Friday, 24 May 96 Washington, DC
1. HELIUM: SCIENTISTS GET A COUPLE MORE WEEKS TO MAKE THEIR CASE.
The Helium Privatization Act of 1996 (H.R. 3008) was scheduled for mark-up by the Senate Energy and Natural Resources Committee on Wednesday. But when Wednesday arrived, the Senate was tied up with some 40 amendments to the budget resolution, and mark-up was delayed until June 12, so if you haven't contacted your senators, there is still time. The Johnston amendment, which would allow the helium reserve to be retained if the National Academy of Sciences concludes that selling it would harm science (WN 17 May 96), appears to be gaining support, thanks to the efforts of physicists to inform their senators on the issue. But, if the Senate amends the bill, it must go back to the House, which voted 411-10 to sell off the reserve just three weeks ago (WN 3 May 96). The House will then need a crash course in Helium 101.
2. STAR WARS II: VOTE IS SCRUBBED DUE TO SEVERE "STICKER SHOCK."
Thursday's scheduled House vote on the Defend America Act of 1996 was abruptly cancelled after a Congressional Budget Office report on its "budgetary implications" was released. CBO estimated that H.R. 3144 would cost $10B over the next five years--$7B more than Republicans anticipated--and could eventually cost 12 times more than advertised. This put the bill's backers in the awkward position of attacking the CBO estimate, despite GOP insistence that only the CBO is qualified to "score" spending proposals.
3. ANTI-SCIENCE? NSF SURVEY SHOWS NO CHANGE IN PUBLIC ATTITUDE.
Leon Lederman, still trying to interest someone in a TV series that would portray scientists positively (WN 18 Aug 95), told the New York Times this week: "we're riding a tidal wave of anti-science." Most scientists feel the same way, but the new edition of Science and Engineering Indicators, issued by the National Science Board this week, includes survey results showing that 70% of public think scientific research does more good than harm-- and the figure has remained almost constant for 16 years.

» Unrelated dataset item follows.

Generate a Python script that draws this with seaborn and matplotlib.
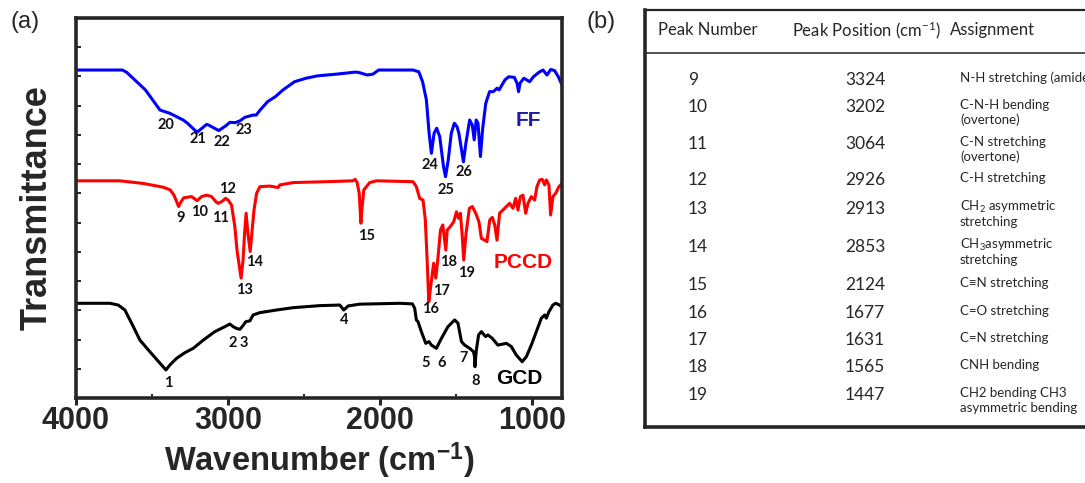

4. DECONSTRUCTING GRAVITY: PHYSICIST TRANSGRESSES THE BOUNDARIES.
It may be a prestigious postmodern journal, but never before had an article in Social Text warranted comment on the front page of the New York Times--or offered so much merriment. "Transgressing the Boundaries: Toward a Transformative Hermeneutics of Quantum Gravity" by NYU physics professor Alan Sokol was pure spoof, but editors of Social Text couldn't tell it from the usual pompous nonsense they publish. Social scientist Stanley Aronowitz, a founder of Social Text, sniffed that Sokol is "ill-read and half-educated." This apparently was not clear when they accepted his article. Publisher Stanley Fish, given an op-ed in the Times to respond to Sokol, called Sokol's article an "academic hoax" that "threatens intellectual standards." But Sokol had revealed the prank almost immediately in an article in Linqua Franca Magazine.